===== SOURCE DATA

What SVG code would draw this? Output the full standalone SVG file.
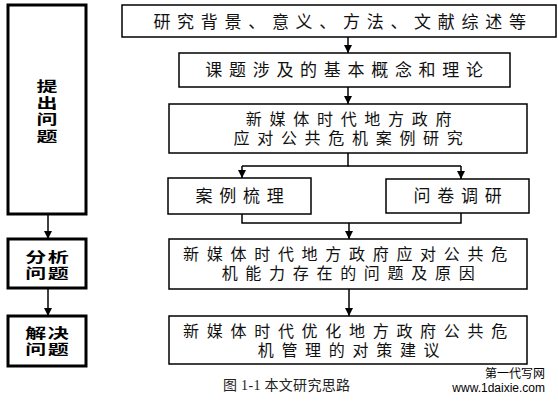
<svg xmlns="http://www.w3.org/2000/svg" width="558" height="401" viewBox="0 0 558 401">
<style>
.box{fill:#fff;stroke:#000;stroke-width:1.5}
.lbox{fill:#fff;stroke:#000;stroke-width:3}
.t{font-family:"Liberation Sans","Noto Sans CJK SC",sans-serif;font-size:16px;fill:#111;text-anchor:middle;letter-spacing:7.7px}
.t1{font-family:"Noto Sans CJK SC","Noto Sans",sans-serif;font-size:17px;fill:#111;text-anchor:middle;letter-spacing:6.7px}
.lt{font-family:"Liberation Sans","Noto Sans CJK SC",sans-serif;font-size:14px;font-weight:bold;fill:#000;text-anchor:middle}
.c{fill:none;stroke:#000;stroke-width:1.5}
.cap{font-family:"Liberation Serif","Noto Sans CJK SC",serif;font-size:14px;fill:#222}
.wm{font-family:"Liberation Sans","Noto Sans CJK SC",sans-serif;font-size:12px;fill:#000;text-anchor:end}
</style>
<defs>
<marker id="ah" markerWidth="8" markerHeight="8" refX="8" refY="4" orient="auto" markerUnits="userSpaceOnUse">
<path d="M0,0 L8,4 L0,8 z" fill="#000"/>
</marker>
</defs>
<rect width="558" height="401" fill="#fff"/>
<g id="connectors">
<line class="c" x1="348" y1="37" x2="348" y2="53" marker-end="url(#ah)"/>
<line class="c" x1="348" y1="87" x2="348" y2="104" marker-end="url(#ah)"/>
<polyline class="c" points="348,153 348,166 242,166"/>
<line class="c" x1="348" y1="166" x2="461" y2="166"/>
<line class="c" x1="242" y1="166" x2="242" y2="178" marker-end="url(#ah)"/>
<line class="c" x1="461" y1="166" x2="461" y2="179" marker-end="url(#ah)"/>
<polyline class="c" points="242,214 242,223 461,223 461,213"/>
<line class="c" x1="349" y1="223" x2="349" y2="239" marker-end="url(#ah)"/>
<line class="c" x1="349" y1="289" x2="349" y2="316" marker-end="url(#ah)"/>
<line class="c" x1="48" y1="214" x2="48" y2="239" marker-end="url(#ah)"/>
<line class="c" x1="48" y1="288" x2="48" y2="316" marker-end="url(#ah)"/>
</g>
<g id="left1">
<rect class="lbox" x="8" y="5" width="78" height="209"/>
<text class="lt" transform="translate(47,0) scale(1.5,1)"><tspan x="0" y="91">提</tspan><tspan x="0" y="108">出</tspan><tspan x="0" y="124.5">问</tspan><tspan x="0" y="141">题</tspan></text>
</g>
<g id="left2">
<rect class="lbox" x="8" y="239" width="78" height="49"/>
<text class="lt" transform="translate(47,0) scale(1.5,1)" letter-spacing="1"><tspan x="0.5" y="262">分析</tspan><tspan x="0.5" y="278">问题</tspan></text>
</g>
<g id="left3">
<rect class="lbox" x="8" y="316" width="78" height="50"/>
<text class="lt" transform="translate(47,0) scale(1.5,1)" letter-spacing="1"><tspan x="0.5" y="338.5">解决</tspan><tspan x="0.5" y="354.5">问题</tspan></text>
</g>
<g id="nodeA">
<rect class="box" x="122" y="5" width="434" height="32"/>
<text class="t1" x="343" y="28">研究背景、意义、方法、文献综述等</text>
</g>
<g id="nodeB">
<rect class="box" x="179" y="53" width="331" height="34"/>
<text class="t1" x="347.5" y="76">课题涉及的基本概念和理论</text>
</g>
<g id="nodeC">
<rect class="box" x="169" y="104" width="358" height="49"/>
<text class="t"><tspan x="352.5" y="125">新媒体时代地方政府</tspan><tspan x="352" y="144">应对公共危机案例研究</tspan></text>
</g>
<g id="nodeD">
<rect class="box" x="168" y="178" width="143" height="36"/>
<text class="t1" x="243" y="202">案例梳理</text>
</g>
<g id="nodeE">
<rect class="box" x="386" y="179" width="143" height="34"/>
<text class="t1" x="461" y="202">问卷调研</text>
</g>
<g id="nodeF">
<rect class="box" x="169" y="239" width="358" height="50"/>
<text class="t"><tspan x="349" y="260">新媒体时代地方政府应对公共危</tspan><tspan x="352" y="279">机能力存在的问题及原因</tspan></text>
</g>
<g id="nodeG">
<rect class="box" x="169" y="316" width="358" height="48"/>
<text class="t"><tspan x="349" y="337">新媒体时代优化地方政府公共危</tspan><tspan x="352.5" y="356">机管理的对策建议</tspan></text>
</g>
<g id="caption">
<text class="cap" x="223" y="390" textLength="127" lengthAdjust="spacing">图 1-1 本文研究思路</text>
</g>
<g id="watermark">
<text class="wm"><tspan x="545" y="378">第一代写网</tspan><tspan x="545" y="391.5">www.1daixie.com</tspan></text>
</g>
</svg>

==========

## JOB
Reproduce each line exactly, please, except for any pictures.

## SOLUTION
What SVG code would draw this? Output the full standalone SVG file.
<svg xmlns="http://www.w3.org/2000/svg" width="558" height="401" viewBox="0 0 558 401">
<style>
.box{fill:#fff;stroke:#000;stroke-width:1.5}
.lbox{fill:#fff;stroke:#000;stroke-width:3}
.t{font-family:"Liberation Sans","Noto Sans CJK SC",sans-serif;font-size:16px;fill:#111;text-anchor:middle;letter-spacing:7.7px}
.t1{font-family:"Noto Sans CJK SC","Noto Sans",sans-serif;font-size:17px;fill:#111;text-anchor:middle;letter-spacing:6.7px}
.lt{font-family:"Liberation Sans","Noto Sans CJK SC",sans-serif;font-size:14px;font-weight:bold;fill:#000;text-anchor:middle}
.c{fill:none;stroke:#000;stroke-width:1.5}
.cap{font-family:"Liberation Serif","Noto Sans CJK SC",serif;font-size:14px;fill:#222}
.wm{font-family:"Liberation Sans","Noto Sans CJK SC",sans-serif;font-size:12px;fill:#000;text-anchor:end}
</style>
<defs>
<marker id="ah" markerWidth="8" markerHeight="8" refX="8" refY="4" orient="auto" markerUnits="userSpaceOnUse">
<path d="M0,0 L8,4 L0,8 z" fill="#000"/>
</marker>
</defs>
<rect width="558" height="401" fill="#fff"/>
<g id="connectors">
<line class="c" x1="348" y1="37" x2="348" y2="53" marker-end="url(#ah)"/>
<line class="c" x1="348" y1="87" x2="348" y2="104" marker-end="url(#ah)"/>
<polyline class="c" points="348,153 348,166 242,166"/>
<line class="c" x1="348" y1="166" x2="461" y2="166"/>
<line class="c" x1="242" y1="166" x2="242" y2="178" marker-end="url(#ah)"/>
<line class="c" x1="461" y1="166" x2="461" y2="179" marker-end="url(#ah)"/>
<polyline class="c" points="242,214 242,223 461,223 461,213"/>
<line class="c" x1="349" y1="223" x2="349" y2="239" marker-end="url(#ah)"/>
<line class="c" x1="349" y1="289" x2="349" y2="316" marker-end="url(#ah)"/>
<line class="c" x1="48" y1="214" x2="48" y2="239" marker-end="url(#ah)"/>
<line class="c" x1="48" y1="288" x2="48" y2="316" marker-end="url(#ah)"/>
</g>
<g id="left1">
<rect class="lbox" x="8" y="5" width="78" height="209"/>
<text class="lt" transform="translate(47,0) scale(1.5,1)"><tspan x="0" y="91">提</tspan><tspan x="0" y="108">出</tspan><tspan x="0" y="124.5">问</tspan><tspan x="0" y="141">题</tspan></text>
</g>
<g id="left2">
<rect class="lbox" x="8" y="239" width="78" height="49"/>
<text class="lt" transform="translate(47,0) scale(1.5,1)" letter-spacing="1"><tspan x="0.5" y="262">分析</tspan><tspan x="0.5" y="278">问题</tspan></text>
</g>
<g id="left3">
<rect class="lbox" x="8" y="316" width="78" height="50"/>
<text class="lt" transform="translate(47,0) scale(1.5,1)" letter-spacing="1"><tspan x="0.5" y="338.5">解决</tspan><tspan x="0.5" y="354.5">问题</tspan></text>
</g>
<g id="nodeA">
<rect class="box" x="122" y="5" width="434" height="32"/>
<text class="t1" x="343" y="28">研究背景、意义、方法、文献综述等</text>
</g>
<g id="nodeB">
<rect class="box" x="179" y="53" width="331" height="34"/>
<text class="t1" x="347.5" y="76">课题涉及的基本概念和理论</text>
</g>
<g id="nodeC">
<rect class="box" x="169" y="104" width="358" height="49"/>
<text class="t"><tspan x="352.5" y="125">新媒体时代地方政府</tspan><tspan x="352" y="144">应对公共危机案例研究</tspan></text>
</g>
<g id="nodeD">
<rect class="box" x="168" y="178" width="143" height="36"/>
<text class="t1" x="243" y="202">案例梳理</text>
</g>
<g id="nodeE">
<rect class="box" x="386" y="179" width="143" height="34"/>
<text class="t1" x="461" y="202">问卷调研</text>
</g>
<g id="nodeF">
<rect class="box" x="169" y="239" width="358" height="50"/>
<text class="t"><tspan x="349" y="260">新媒体时代地方政府应对公共危</tspan><tspan x="352" y="279">机能力存在的问题及原因</tspan></text>
</g>
<g id="nodeG">
<rect class="box" x="169" y="316" width="358" height="48"/>
<text class="t"><tspan x="349" y="337">新媒体时代优化地方政府公共危</tspan><tspan x="352.5" y="356">机管理的对策建议</tspan></text>
</g>
<g id="caption">
<text class="cap" x="223" y="390" textLength="127" lengthAdjust="spacing">图 1-1 本文研究思路</text>
</g>
<g id="watermark">
<text class="wm"><tspan x="545" y="378">第一代写网</tspan><tspan x="545" y="391.5">www.1daixie.com</tspan></text>
</g>
</svg>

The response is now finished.